- _Task directions_
For the entries below, copy exactly the line that contains "Give me the matplotlib source for this chart." through the line that contains "from matplotlib.ticker import", both ends included, and exclude all pictures.

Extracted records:
++++++
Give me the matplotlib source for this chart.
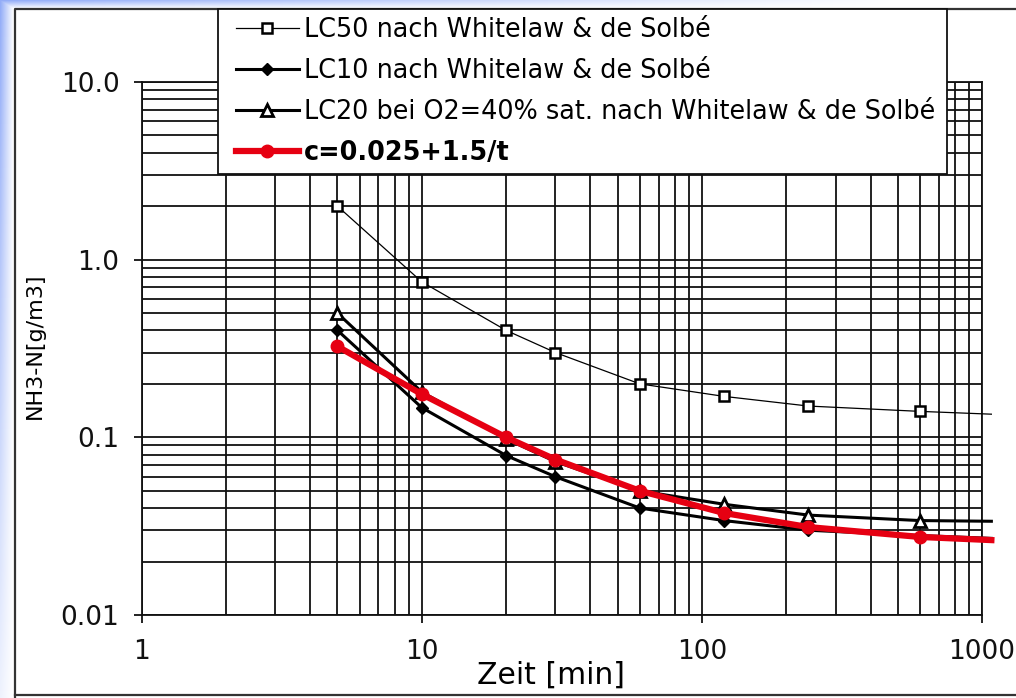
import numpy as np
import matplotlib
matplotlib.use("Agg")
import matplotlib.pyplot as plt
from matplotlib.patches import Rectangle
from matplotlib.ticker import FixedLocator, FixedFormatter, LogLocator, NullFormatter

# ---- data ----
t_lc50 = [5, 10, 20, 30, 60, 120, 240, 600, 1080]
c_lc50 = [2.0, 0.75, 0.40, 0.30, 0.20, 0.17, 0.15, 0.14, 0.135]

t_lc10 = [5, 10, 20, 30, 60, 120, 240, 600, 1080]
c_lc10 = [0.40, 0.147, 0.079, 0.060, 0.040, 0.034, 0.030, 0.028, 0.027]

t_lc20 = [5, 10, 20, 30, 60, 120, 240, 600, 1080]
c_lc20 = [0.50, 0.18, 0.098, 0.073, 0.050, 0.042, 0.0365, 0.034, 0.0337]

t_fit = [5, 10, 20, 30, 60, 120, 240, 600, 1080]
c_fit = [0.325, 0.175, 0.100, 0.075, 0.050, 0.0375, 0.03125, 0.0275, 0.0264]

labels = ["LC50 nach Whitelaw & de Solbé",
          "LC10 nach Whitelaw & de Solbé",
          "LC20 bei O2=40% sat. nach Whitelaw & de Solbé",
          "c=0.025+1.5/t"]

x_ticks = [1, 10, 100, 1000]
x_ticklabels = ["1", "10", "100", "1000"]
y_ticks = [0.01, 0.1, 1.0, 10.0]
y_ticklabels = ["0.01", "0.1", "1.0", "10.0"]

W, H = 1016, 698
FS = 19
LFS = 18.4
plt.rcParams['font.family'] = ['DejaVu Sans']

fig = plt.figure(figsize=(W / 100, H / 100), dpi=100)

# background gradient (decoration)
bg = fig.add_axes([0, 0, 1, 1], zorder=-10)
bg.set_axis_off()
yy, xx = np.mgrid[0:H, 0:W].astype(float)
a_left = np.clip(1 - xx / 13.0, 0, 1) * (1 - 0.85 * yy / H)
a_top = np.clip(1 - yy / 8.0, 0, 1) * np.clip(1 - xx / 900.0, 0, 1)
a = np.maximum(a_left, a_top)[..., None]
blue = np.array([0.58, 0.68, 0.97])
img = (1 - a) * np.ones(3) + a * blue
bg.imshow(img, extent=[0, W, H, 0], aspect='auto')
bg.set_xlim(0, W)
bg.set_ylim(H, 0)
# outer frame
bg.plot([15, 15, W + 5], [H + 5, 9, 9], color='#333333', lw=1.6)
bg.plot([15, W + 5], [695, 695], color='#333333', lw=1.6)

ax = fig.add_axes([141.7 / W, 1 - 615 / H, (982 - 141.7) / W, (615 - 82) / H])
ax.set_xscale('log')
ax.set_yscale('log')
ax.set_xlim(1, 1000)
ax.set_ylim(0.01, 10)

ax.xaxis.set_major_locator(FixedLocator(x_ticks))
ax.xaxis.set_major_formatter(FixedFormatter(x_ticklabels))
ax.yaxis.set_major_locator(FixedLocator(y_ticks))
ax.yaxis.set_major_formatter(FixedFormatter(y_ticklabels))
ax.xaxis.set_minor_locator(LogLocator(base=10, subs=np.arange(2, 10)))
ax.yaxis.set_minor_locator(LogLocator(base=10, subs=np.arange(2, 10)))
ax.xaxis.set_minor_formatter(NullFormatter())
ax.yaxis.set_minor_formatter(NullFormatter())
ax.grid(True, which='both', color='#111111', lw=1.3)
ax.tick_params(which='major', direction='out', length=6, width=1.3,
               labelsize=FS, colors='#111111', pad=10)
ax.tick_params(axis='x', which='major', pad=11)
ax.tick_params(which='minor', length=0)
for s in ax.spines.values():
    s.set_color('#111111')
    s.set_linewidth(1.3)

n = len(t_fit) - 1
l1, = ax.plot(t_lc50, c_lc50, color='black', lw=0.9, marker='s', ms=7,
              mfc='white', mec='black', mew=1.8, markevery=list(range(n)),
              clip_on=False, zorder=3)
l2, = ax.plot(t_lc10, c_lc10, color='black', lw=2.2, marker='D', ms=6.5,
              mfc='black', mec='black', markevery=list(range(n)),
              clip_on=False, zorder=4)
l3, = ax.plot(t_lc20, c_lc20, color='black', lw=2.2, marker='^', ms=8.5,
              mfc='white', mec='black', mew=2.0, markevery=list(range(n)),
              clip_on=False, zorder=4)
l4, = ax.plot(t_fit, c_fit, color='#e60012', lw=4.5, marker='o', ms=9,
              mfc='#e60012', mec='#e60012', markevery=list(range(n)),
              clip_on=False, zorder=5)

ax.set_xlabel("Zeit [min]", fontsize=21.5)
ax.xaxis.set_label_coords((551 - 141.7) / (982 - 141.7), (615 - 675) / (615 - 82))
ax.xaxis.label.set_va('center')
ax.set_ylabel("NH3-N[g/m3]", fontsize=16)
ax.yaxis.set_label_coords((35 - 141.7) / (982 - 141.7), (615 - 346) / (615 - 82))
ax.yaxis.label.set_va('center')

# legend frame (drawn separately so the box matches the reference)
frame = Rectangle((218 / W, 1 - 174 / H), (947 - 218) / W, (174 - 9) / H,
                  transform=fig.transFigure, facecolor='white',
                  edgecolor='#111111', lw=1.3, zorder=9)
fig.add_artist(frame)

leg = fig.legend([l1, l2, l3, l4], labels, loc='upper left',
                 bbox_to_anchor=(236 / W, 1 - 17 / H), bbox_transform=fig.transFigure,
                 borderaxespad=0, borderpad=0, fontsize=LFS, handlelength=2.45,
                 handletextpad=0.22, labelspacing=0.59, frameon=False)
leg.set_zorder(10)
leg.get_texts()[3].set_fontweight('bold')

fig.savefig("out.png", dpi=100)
++++++
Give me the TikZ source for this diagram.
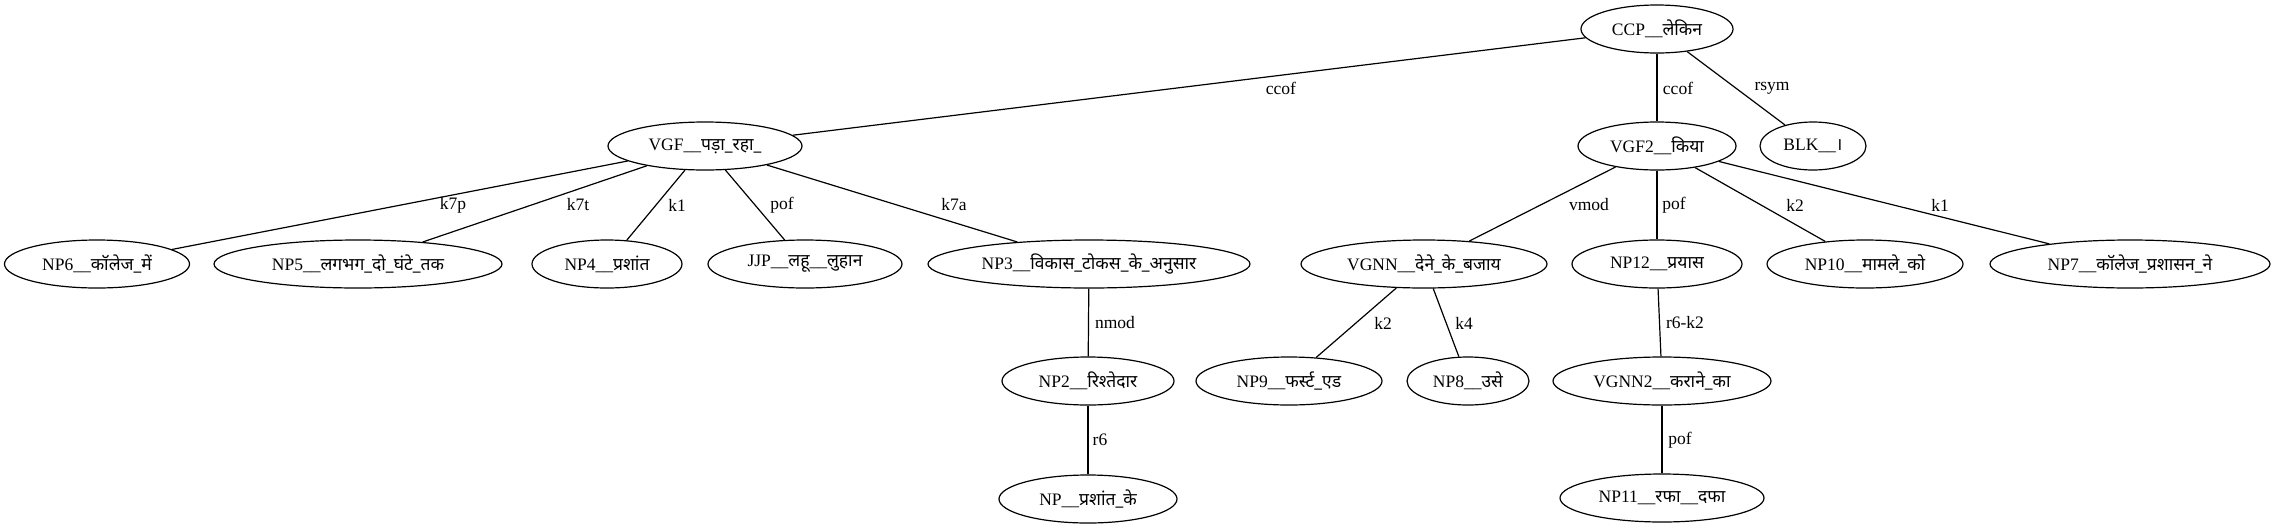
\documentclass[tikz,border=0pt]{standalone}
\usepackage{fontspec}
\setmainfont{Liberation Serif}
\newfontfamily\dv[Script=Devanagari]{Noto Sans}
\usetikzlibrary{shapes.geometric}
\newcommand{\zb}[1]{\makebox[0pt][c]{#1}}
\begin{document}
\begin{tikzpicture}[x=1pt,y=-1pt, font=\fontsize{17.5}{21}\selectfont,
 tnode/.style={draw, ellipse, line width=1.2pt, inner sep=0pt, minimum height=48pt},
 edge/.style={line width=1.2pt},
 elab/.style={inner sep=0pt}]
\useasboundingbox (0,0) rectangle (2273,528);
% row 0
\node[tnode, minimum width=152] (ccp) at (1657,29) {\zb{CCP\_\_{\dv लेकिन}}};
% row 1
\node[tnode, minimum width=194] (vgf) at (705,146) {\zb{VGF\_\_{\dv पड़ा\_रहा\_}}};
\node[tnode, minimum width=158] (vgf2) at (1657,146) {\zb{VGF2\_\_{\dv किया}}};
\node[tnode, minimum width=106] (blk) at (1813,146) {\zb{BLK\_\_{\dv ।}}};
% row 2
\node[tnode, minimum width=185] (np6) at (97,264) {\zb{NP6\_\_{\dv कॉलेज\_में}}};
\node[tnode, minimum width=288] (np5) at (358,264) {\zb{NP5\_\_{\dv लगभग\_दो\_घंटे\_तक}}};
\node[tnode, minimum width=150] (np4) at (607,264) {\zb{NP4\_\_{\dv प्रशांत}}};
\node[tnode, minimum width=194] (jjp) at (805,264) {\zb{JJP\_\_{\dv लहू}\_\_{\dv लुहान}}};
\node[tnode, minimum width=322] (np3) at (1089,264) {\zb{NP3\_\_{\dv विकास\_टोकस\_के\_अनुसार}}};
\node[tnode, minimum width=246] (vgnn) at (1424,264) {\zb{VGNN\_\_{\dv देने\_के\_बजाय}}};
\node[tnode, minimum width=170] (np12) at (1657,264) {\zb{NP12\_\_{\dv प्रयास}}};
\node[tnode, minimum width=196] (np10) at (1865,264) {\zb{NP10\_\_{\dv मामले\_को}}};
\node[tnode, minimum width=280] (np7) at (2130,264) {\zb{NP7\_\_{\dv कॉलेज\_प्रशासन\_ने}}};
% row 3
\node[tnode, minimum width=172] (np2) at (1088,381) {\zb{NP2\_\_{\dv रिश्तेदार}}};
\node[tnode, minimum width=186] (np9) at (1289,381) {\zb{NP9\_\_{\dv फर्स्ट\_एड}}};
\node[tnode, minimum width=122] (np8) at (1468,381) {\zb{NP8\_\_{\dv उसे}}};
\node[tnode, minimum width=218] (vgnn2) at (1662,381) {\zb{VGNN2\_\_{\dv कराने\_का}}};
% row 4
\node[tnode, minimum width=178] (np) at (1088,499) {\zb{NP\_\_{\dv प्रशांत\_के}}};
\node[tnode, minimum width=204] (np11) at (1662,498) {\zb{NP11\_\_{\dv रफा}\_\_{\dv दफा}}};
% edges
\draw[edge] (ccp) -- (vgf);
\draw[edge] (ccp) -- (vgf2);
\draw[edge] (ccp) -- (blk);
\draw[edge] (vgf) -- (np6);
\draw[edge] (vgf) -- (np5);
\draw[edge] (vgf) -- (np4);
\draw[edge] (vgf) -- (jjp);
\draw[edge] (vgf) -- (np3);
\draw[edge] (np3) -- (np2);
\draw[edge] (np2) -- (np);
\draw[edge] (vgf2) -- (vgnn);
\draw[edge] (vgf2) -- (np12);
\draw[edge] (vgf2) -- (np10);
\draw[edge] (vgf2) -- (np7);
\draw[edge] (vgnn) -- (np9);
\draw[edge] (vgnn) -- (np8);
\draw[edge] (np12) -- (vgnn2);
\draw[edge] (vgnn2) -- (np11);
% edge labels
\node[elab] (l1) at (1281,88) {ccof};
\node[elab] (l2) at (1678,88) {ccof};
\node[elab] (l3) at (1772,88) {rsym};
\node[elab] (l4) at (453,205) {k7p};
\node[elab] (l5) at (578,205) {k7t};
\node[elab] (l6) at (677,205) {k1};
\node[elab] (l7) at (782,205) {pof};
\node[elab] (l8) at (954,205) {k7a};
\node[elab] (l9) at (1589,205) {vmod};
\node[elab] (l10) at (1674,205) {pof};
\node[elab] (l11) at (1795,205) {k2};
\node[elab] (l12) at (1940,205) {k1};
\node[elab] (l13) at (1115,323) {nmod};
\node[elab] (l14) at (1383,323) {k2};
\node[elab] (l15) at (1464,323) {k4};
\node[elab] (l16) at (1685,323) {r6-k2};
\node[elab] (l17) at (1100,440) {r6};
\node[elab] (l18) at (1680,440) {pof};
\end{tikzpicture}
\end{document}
++++++
- _Completed exercise_
Give me the matplotlib source for this chart.
import numpy as np
import matplotlib
matplotlib.use("Agg")
import matplotlib.pyplot as plt
from matplotlib.patches import Rectangle
from matplotlib.ticker import FixedLocator, FixedFormatter, LogLocator, NullFormatter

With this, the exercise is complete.